▶ _PROVIDED MATERIAL_:
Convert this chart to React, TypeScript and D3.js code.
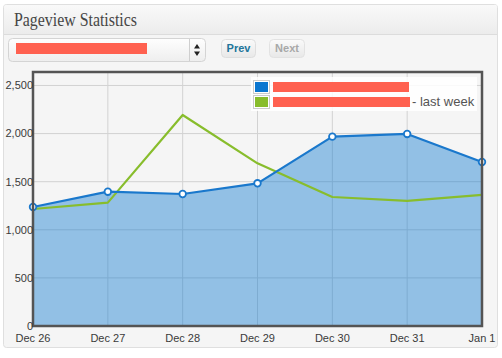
import React from "react";
import * as d3 from "d3";

const days = ["Dec 26", "Dec 27", "Dec 28", "Dec 29", "Dec 30", "Dec 31", "Jan 1"];
const thisWeek = [1237, 1396, 1372, 1483, 1968, 1996, 1705];
const lastWeek = [1216, 1282, 2193, 1691, 1341, 1300, 1362];
const yTicks = [0, 500, 1000, 1500, 2000, 2500];

const W = 502;
const H = 358;
const plot = { left: 33, right: 482, top: 72, bottom: 326 };

const x = d3.scalePoint<string>().domain(days).range([plot.left, plot.right]);
const y = d3.scaleLinear().domain([0, 2640]).range([plot.bottom, plot.top]);

const fmt = d3.format(",");

export default function App() {
  const line = d3
    .line<number>()
    .x((_, i) => x(days[i]) as number)
    .y((d) => y(d));
  const area = d3
    .area<number>()
    .x((_, i) => x(days[i]) as number)
    .y0(y(0))
    .y1((d) => y(d));

  const sans = "'Liberation Sans', Arial, sans-serif";

  return (
    <svg
      width={W}
      height={H}
      style={{ position: "absolute", left: 0, top: 0, background: "#fff" }}
    >
      <defs>
        <linearGradient id="hdr" x1="0" y1="0" x2="0" y2="1">
          <stop offset="0" stopColor="#f9f9f9" />
          <stop offset="1" stopColor="#ececec" />
        </linearGradient>
        <linearGradient id="sel" x1="0" y1="0" x2="0" y2="1">
          <stop offset="0" stopColor="#fefefe" />
          <stop offset="1" stopColor="#eeeeee" />
        </linearGradient>
        <linearGradient id="btn" x1="0" y1="0" x2="0" y2="1">
          <stop offset="0" stopColor="#fafafa" />
          <stop offset="1" stopColor="#e8e8e8" />
        </linearGradient>
      </defs>

      {/* panel */}
      <rect x={3.5} y={4.5} width={494} height={343} rx={3} fill="#f5f5f5" stroke="#dfdfdf" />
      <path d="M4,34 V7 Q4,5 6,5 H496 Q497,5 497,7 V34 Z" fill="url(#hdr)" />
      <line x1={4} x2={497} y1={34.5} y2={34.5} stroke="#dcdcdc" />
      <text
        x={14}
        y={26}
        fontFamily="'Liberation Serif', Georgia, serif"
        fontSize={18}
        textLength={123}
        lengthAdjust="spacingAndGlyphs"
        fill="#464646"
      >
        Pageview Statistics
      </text>

      {/* controls */}
      <rect x={8.5} y={38.5} width={197} height={23} rx={4} fill="url(#sel)" stroke="#d4d4d4" />
      <line x1={189.5} x2={189.5} y1={39} y2={61} stroke="#cfcfcf" />
      <path d="M194,48.5 L197,44 L200,48.5 Z M194,51.5 L197,56 L200,51.5 Z" fill="#222" />
      <rect x={16} y={43} width={131} height={11} fill="#ff6150" />
      <rect x={221.5} y={39.5} width={34} height={18} rx={4} fill="url(#btn)" stroke="#dedede" />
      <text x={238.5} y={52} textAnchor="middle" fontFamily={sans} fontSize={11} fontWeight="bold" fill="#21759b">
        Prev
      </text>
      <rect x={269.5} y={39.5} width={35} height={18} rx={4} fill="url(#btn)" stroke="#e2e2e2" />
      <text x={287} y={52} textAnchor="middle" fontFamily={sans} fontSize={11} fontWeight="bold" fill="#a8a8a8">
        Next
      </text>

      {/* grid */}
      <rect x={plot.left} y={plot.top} width={plot.right - plot.left} height={plot.bottom - plot.top} fill="#f5f5f5" />
      {yTicks.map((t) => (
        <line key={t} x1={plot.left} x2={plot.right} y1={y(t)} y2={y(t)} stroke="#d2d2d2" />
      ))}
      {days.map((d) => (
        <line key={d} x1={x(d)} x2={x(d)} y1={plot.top} y2={plot.bottom} stroke="#d2d2d2" />
      ))}

      {/* series */}
      <path d={area(thisWeek) as string} fill="#0a76d0" fillOpacity={0.42} />
      <path d={line(lastWeek) as string} fill="none" stroke="#88bd2c" strokeWidth={2.2} strokeLinejoin="round" />
      <path d={line(thisWeek) as string} fill="none" stroke="#1a78cc" strokeWidth={2.2} strokeLinejoin="round" />
      {thisWeek.map((v, i) => (
        <circle key={i} cx={x(days[i])} cy={y(v)} r={3.3} fill="#fff" stroke="#1a78cc" strokeWidth={1.8} />
      ))}

      {/* frame */}
      <rect
        x={plot.left}
        y={plot.top}
        width={plot.right - plot.left}
        height={plot.bottom - plot.top}
        fill="none"
        stroke="#545454"
        strokeWidth={2.5}
      />

      {/* axes labels */}
      {yTicks.map((t) => (
        <text key={t} x={plot.left} y={y(t)} dy="0.35em" textAnchor="end" fontFamily={sans} fontSize={11} fill="#3a3a3a">
          {fmt(t)}
        </text>
      ))}
      {days.map((d) => (
        <text key={d} x={x(d)} y={342} textAnchor="middle" fontFamily={sans} fontSize={11} fill="#3a3a3a">
          {d}
        </text>
      ))}

      {/* legend */}
      <rect x={251} y={77} width={226} height={34} fill="#fff" fillOpacity={0.85} />
      <rect x={253.5} y={80.5} width={16} height={13} fill="#fff" stroke="#ccc" />
      <rect x={255} y={82} width={13} height={10} fill="#0a76d0" />
      <rect x={253.5} y={95.5} width={16} height={13} fill="#fff" stroke="#ccc" />
      <rect x={255} y={97} width={13} height={10} fill="#88bd2c" />
      <rect x={273} y={82} width={136} height={10} fill="#ff6150" />
      <rect x={273} y={97} width={137} height={10} fill="#ff6150" />
      <text x={412} y={106} fontFamily={sans} fontSize={13} fill="#545454">
        - last week
      </text>
    </svg>
  );
}
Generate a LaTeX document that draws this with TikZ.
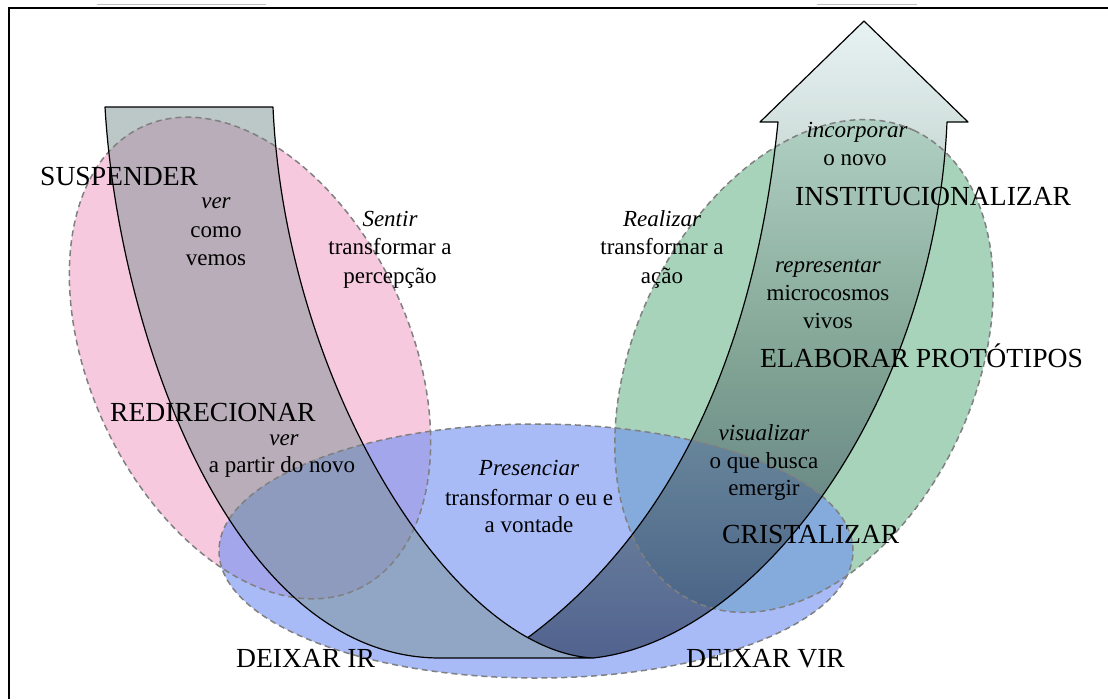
\documentclass[tikz,border=0pt]{standalone}
\usepackage{fontspec}
\setmainfont{Liberation Serif}
\definecolor{pinkE}{HTML}{F2A6CB}
\definecolor{blueE}{HTML}{6E8FF3}
\definecolor{greenE}{HTML}{6EB78F}
\definecolor{bandL}{HTML}{7A9292}
\definecolor{bandTop}{HTML}{D8ECEC}
\definecolor{bandMid}{HTML}{6E8C80}
\definecolor{bandBot}{HTML}{182848}
\definecolor{dashgray}{HTML}{808080}
\begin{document}
\begin{tikzpicture}[x=1pt,y=-1pt,
  big/.style={font=\fontsize{27.6}{33}\selectfont, inner sep=0pt, anchor=base west},
  sm/.style={font=\fontsize{23}{28}\selectfont, inner sep=0pt, anchor=base},
  smit/.style={font=\fontsize{23}{28}\selectfont\itshape, inner sep=0pt, anchor=base},
  ellfill/.style={fill opacity=0.6},
  elledge/.style={draw=dashgray, line width=1.5pt, dash pattern=on 6pt off 4pt},
  bandedge/.style={draw=black, line width=1.2pt, line join=round}]
\useasboundingbox (0,0) rectangle (1108,699);
\fill[white] (0,0) rectangle (1108,699);
% ellipses (fills)
\fill[pinkE, ellfill, rotate around={-65:(250,358)}] (250,358) ellipse [x radius=255pt, y radius=160pt];
\fill[greenE, ellfill, rotate around={65:(804,366)}] (804,366) ellipse [x radius=260pt, y radius=170pt];
\fill[blueE, ellfill] (536,551) ellipse [x radius=317pt, y radius=127pt];
% left band fill
\fill[bandL, fill opacity=0.5] (105,107) -- (273,107) .. controls (285,380) and (450,650) .. (593,658) -- (440,658) .. controls (230,658) and (118,330) .. (105,107) -- cycle;
% right band fill (gradient)
\shade[top color=bandTop, bottom color=bandBot, middle color=bandMid, fill opacity=0.6]
  (778,122) -- (760,122) -- (864,21) -- (968,122) -- (947,122) .. controls (935,400) and (760,640) .. (593,658) .. controls (571.6,656.8) and (549.6,649.7) .. (527.8,637.6) .. controls (700,510) and (760,300) .. (778,122) -- cycle;
% ellipse outlines
\draw[elledge, rotate around={-65:(250,358)}] (250,358) ellipse [x radius=255pt, y radius=160pt];
\draw[elledge, rotate around={65:(804,366)}] (804,366) ellipse [x radius=260pt, y radius=170pt];
\draw[elledge] (536,551) ellipse [x radius=317pt, y radius=127pt];
% band outlines
\draw[bandedge] (105,107) -- (273,107) .. controls (285,380) and (450,650) .. (593,658) -- (440,658) .. controls (230,658) and (118,330) .. (105,107) -- cycle;
\draw[bandedge] (527.8,637.6) .. controls (700,510) and (760,300) .. (778,122) -- (760,122) -- (864,21) -- (968,122) -- (947,122) .. controls (935,400) and (760,640) .. (593,658);
% frame and top remnants
\draw[line width=2pt] (8.5,699) -- (8.5,7.5) -- (1108,7.5);
\draw[gray!50, line width=1pt] (97,4) -- (266,4);
\draw[gray!50, line width=1pt] (817,4) -- (917,4);
% texts
\node[big] (suspender) at (40,185) {SUSPENDER};
\node[smit] (ver1) at (216,208) {ver};
\node[sm] (como) at (216,237) {como};
\node[sm] (vemos) at (216,265) {vemos};
\node[smit] (sentir) at (390,226) {Sentir};
\node[sm] (transf1) at (390,254.5) {transformar a};
\node[sm] (percep) at (390,283) {percepção};
\node[smit] (realizar) at (662,226) {Realizar};
\node[sm] (transf2) at (662,254.5) {transformar a};
\node[sm] (acao) at (662,283) {ação};
\node[smit] (incorp) at (857,137) {incorporar};
\node[sm] (onovo) at (855,165) {o novo};
\node[big] (instit) at (795,205) {INSTITUCIONALIZAR};
\node[smit] (repres) at (828,272) {representar};
\node[sm] (micro) at (828,300) {microcosmos};
\node[sm] (vivos) at (828,328) {vivos};
\node[big] (elab) at (760,367) {ELABORAR PROTÓTIPOS};
\node[smit] (visual) at (764,440) {visualizar};
\node[sm] (oque) at (764,468) {o que busca};
\node[sm] (emergir) at (764,495) {emergir};
\node[big] (crist) at (722,543) {CRISTALIZAR};
\node[big] (redir) at (110,421) {REDIRECIONAR};
\node[smit] (ver2) at (284,445) {ver};
\node[sm] (apartir) at (282,472) {a partir do novo};
\node[smit] (presenc) at (529,475) {Presenciar};
\node[sm] (transf3) at (529,505) {transformar o eu e};
\node[sm] (vontade) at (529,532) {a vontade};
\node[big] (deixarir) at (236,667) {DEIXAR IR};
\node[big] (deixarvir) at (686,667) {DEIXAR VIR};
\end{tikzpicture}
\end{document}
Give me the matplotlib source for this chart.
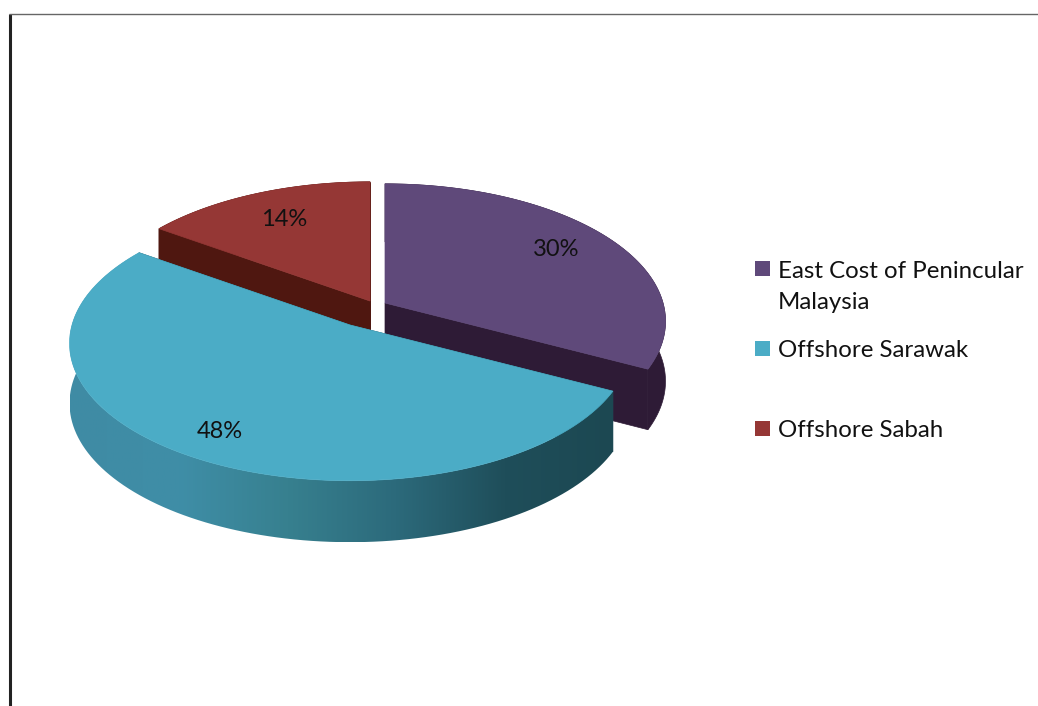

▶ _GIVEN EXERCISE_:
From the first line above down to the line with "import * as", reproduce every line and no others, omitting pictures.

▶ _EXERCISE SOLUTION_:
Convert this chart to React, TypeScript and D3.js code.
import React from "react";
import * as d3 from "d3";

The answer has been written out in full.